I think this deserves a new thread.  There's a mahlokes between the 
Rambam and Ibn Ezra (in Sefer Yesod Mora).  Ibn Ezra argues that mitzvos 
are hierarchical; some include others as special cases.  The Rambam (and 
as far as I know all contemporary halachists agree with him) flattens 
out the hierarchy and argues that each mitzvah has an independent 
domain.  You seem to be construing RSS as following IE.

I don't think that's what he means.  There is a long exegetical 
tradition of playing up the significance of particular mitzvos.  In 
Hazal it takes the form mitzvah X shakul k'neged kol hamitzos. There's 
an essay attributed to the Ramban (printed in Chavel's Kisvei Ramban) 
which derives Taryag Mitzvos from asseres hadibros.

I think RSS is doing that with Kedoshim Tihyu.  I think he could have 
done something similar with many other mitzvos.

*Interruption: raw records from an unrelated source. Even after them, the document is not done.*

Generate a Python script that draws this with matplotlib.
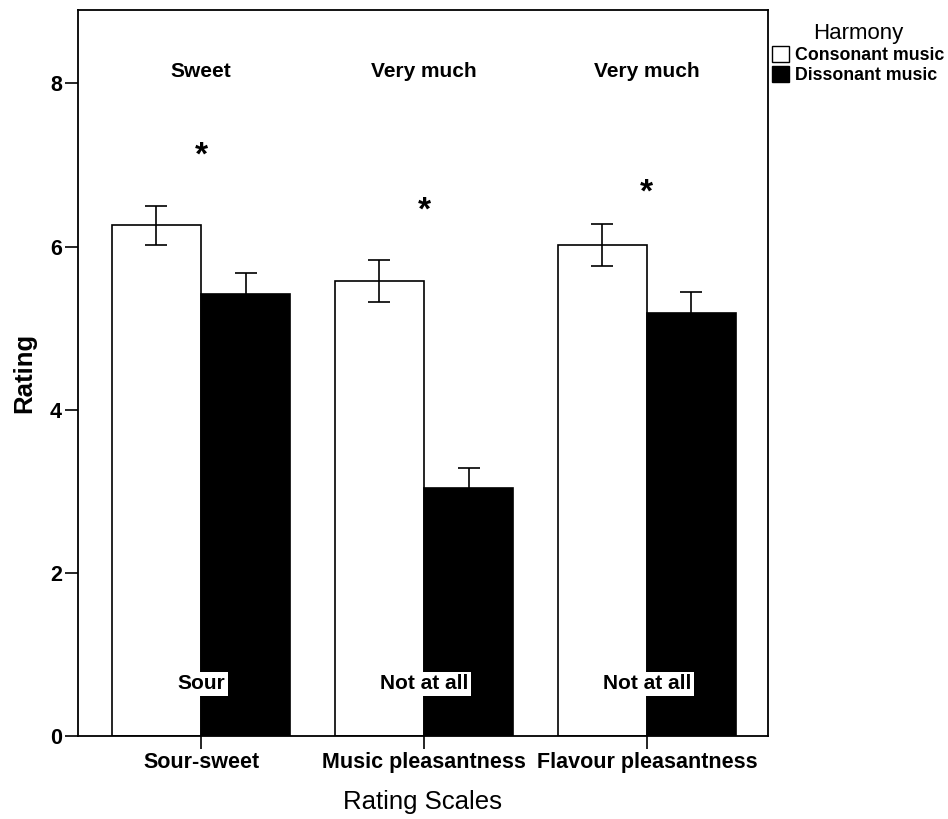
import numpy as np
import matplotlib
matplotlib.use("Agg")
import matplotlib.pyplot as plt
from matplotlib.patches import Patch

plt.rcParams['font.family'] = ['Liberation Sans', 'DejaVu Sans']

scales = ['Sour-sweet', 'Music pleasantness', 'Flavour pleasantness']
consonant = [6.26, 5.58, 6.02]
consonant_err = [0.24, 0.26, 0.26]
dissonant = [5.42, 3.04, 5.19]
dissonant_err = [0.25, 0.25, 0.25]
top_labels = ['Sweet', 'Very much', 'Very much']
bottom_labels = ['Sour', 'Not at all', 'Not at all']
star_y = [7.11, 6.44, 6.66]

x = np.arange(len(scales))
w = 0.4

fig = plt.figure(figsize=(9.48, 8.19), dpi=100)
ax = fig.add_axes([0.0823, 0.1013, 0.7277, 0.8865])

ax.bar(x - w / 2, consonant, w, color='white', edgecolor='black', linewidth=1.2,
       yerr=consonant_err, capsize=8, error_kw=dict(elinewidth=1.2, capthick=1.2))
ax.bar(x + w / 2, dissonant, w, color='black', edgecolor='black', linewidth=1.2,
       yerr=dissonant_err, capsize=8, error_kw=dict(elinewidth=1.2, capthick=1.2, ecolor='black'))

for i in range(len(scales)):
    ax.text(x[i], 8.15, top_labels[i], ha='center', va='center',
            fontsize=15, fontweight='bold')
    ax.text(x[i], 0.64, bottom_labels[i], ha='center', va='center',
            fontsize=15, fontweight='bold',
            bbox=dict(facecolor='white', edgecolor='none', pad=2))
    ax.text(x[i], star_y[i], '*', ha='center', va='center',
            fontsize=24, fontweight='bold')

ax.set_xlim(-0.552, 2.543)
ax.set_ylim(0, 8.9)
ax.set_xticks(x)
ax.set_xticklabels(scales, fontsize=15.5, fontweight='bold')
ax.set_yticks([0, 2, 4, 6, 8])
ax.set_yticklabels(['0', '2', '4', '6', '8'], fontsize=15.5, fontweight='bold')
ax.tick_params(direction='out', length=9.5, width=1.2, pad=2)
for s in ax.spines.values():
    s.set_linewidth(1.3)

ax.set_ylabel('Rating', fontsize=18.5, fontweight='bold', labelpad=10)
ax.set_xlabel('Rating Scales', fontsize=18.5, labelpad=12)

handles = [Patch(facecolor='white', edgecolor='black', label='Consonant music'),
           Patch(facecolor='black', edgecolor='black', label='Dissonant music')]
leg = fig.legend(handles=handles, title='Harmony', loc='upper left',
                 bbox_to_anchor=(0.814, 0.972), frameon=False,
                 prop=dict(size=12.8, weight='bold'), title_fontsize=16,
                 handlelength=1.0, handleheight=1.0, handletextpad=0.3,
                 labelspacing=0.12, borderaxespad=0, borderpad=0)

fig.savefig('out.png', dpi=100)
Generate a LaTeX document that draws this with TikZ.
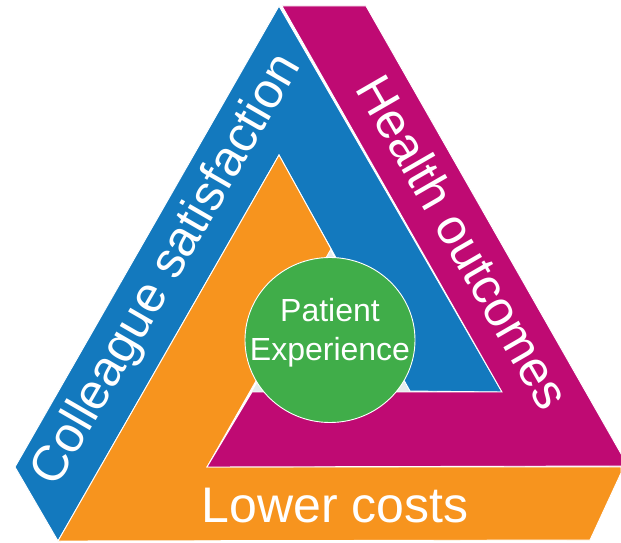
\documentclass[tikz,border=0pt]{standalone}
\usepackage{fontspec}
\usetikzlibrary{shapes.geometric}
\setmainfont{Liberation Sans}
\definecolor{cblue}{HTML}{1379BE}
\definecolor{cmag}{HTML}{BF0A73}
\definecolor{corange}{HTML}{F7941E}
\definecolor{cgreen}{HTML}{40AD49}
\definecolor{cgap}{HTML}{E6ECEC}
\tikzset{
  band/.style={draw=white,line width=0.9pt,line join=miter},
  bandlabel/.style={text=white,inner sep=0pt,anchor=base,font=\fontsize{50}{50}\selectfont},
  hublabel/.style={text=white,inner sep=0pt,anchor=base,font=\fontsize{32}{32}\selectfont}
}
\begin{document}
\begin{tikzpicture}[x=1pt,y=-1pt]
\useasboundingbox (0,0) rectangle (621,543);
\begin{scope}
\clip (0,0) rectangle (621,543);
% inner gap
\fill[cgap] (330,250) -- (252,392) -- (410,392) -- cycle;
% bands
\filldraw[band,fill=cblue] (279,6) -- (502,392) -- (410,391) -- (279,155) -- (58,541) -- (15,467) -- cycle;
\filldraw[band,fill=corange] (279,155) -- (331,249) -- (207,467) -- (621,467) -- (621,473) -- (590,540) -- (58,541) -- cycle;
\filldraw[band,fill=cmag] (282,6) -- (366,6) -- (628,466) -- (207,467) -- (252,392) -- (502,392) -- cycle;
\end{scope}
% hub
\node[draw=white,line width=0.9pt,fill=cgreen,ellipse,inner sep=0pt,minimum width=170pt,minimum height=165pt] (hub) at (330,340) {};
\node[hublabel] (patient) at (330,321) {Patient};
\node[hublabel] (experience) at (330,360) {Experience};
\node[bandlabel,rotate=60] (colleague) at (179,277) {Colleague satisfaction};
\node[bandlabel,rotate=-60] (health) at (448,251) {Health outcomes};
\node[bandlabel] (costs) at (335,522) {Lower costs};
\end{tikzpicture}
\end{document}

<<Picture if one Elul (or maybe even on a Hebrew birthday -- vedai 
lachakima beramiza <grin>) we did this for our Avodas Hashem...>>

I've used a version of this as a Yom Kippur derasha.  It's not enough to 
do tshuva for sins or even for dispositions: picture who you are now, 
who you wish to be next year (or in a Shemita or Yovel), and how you 
expect to make the transition.  The mechanism of transition is the most 
important part, and, as you hint, you need to break it down into small 
steps.

IIRC the Gaon in Kol HaTor alludes to this, as does Rabbi Kook in Orot 
HaTeshuvah.  I construed the midrash about Ya'akov Avinu sleeping at the 
bottom of the sulam and his picture at the top of the sulam as alluding 
to this.

<< Picture being able to tie why you're going to the store to what it is 
you plan on accomplishing in your life's avodah. I think it would be 
very powerful in making all of life, even recreation or side interests, 
holy -- however it is you define holiness.>>

Why doesn't it work just as well for just a little time every day? Not 
everything you do at work ties directly into the Master Plan.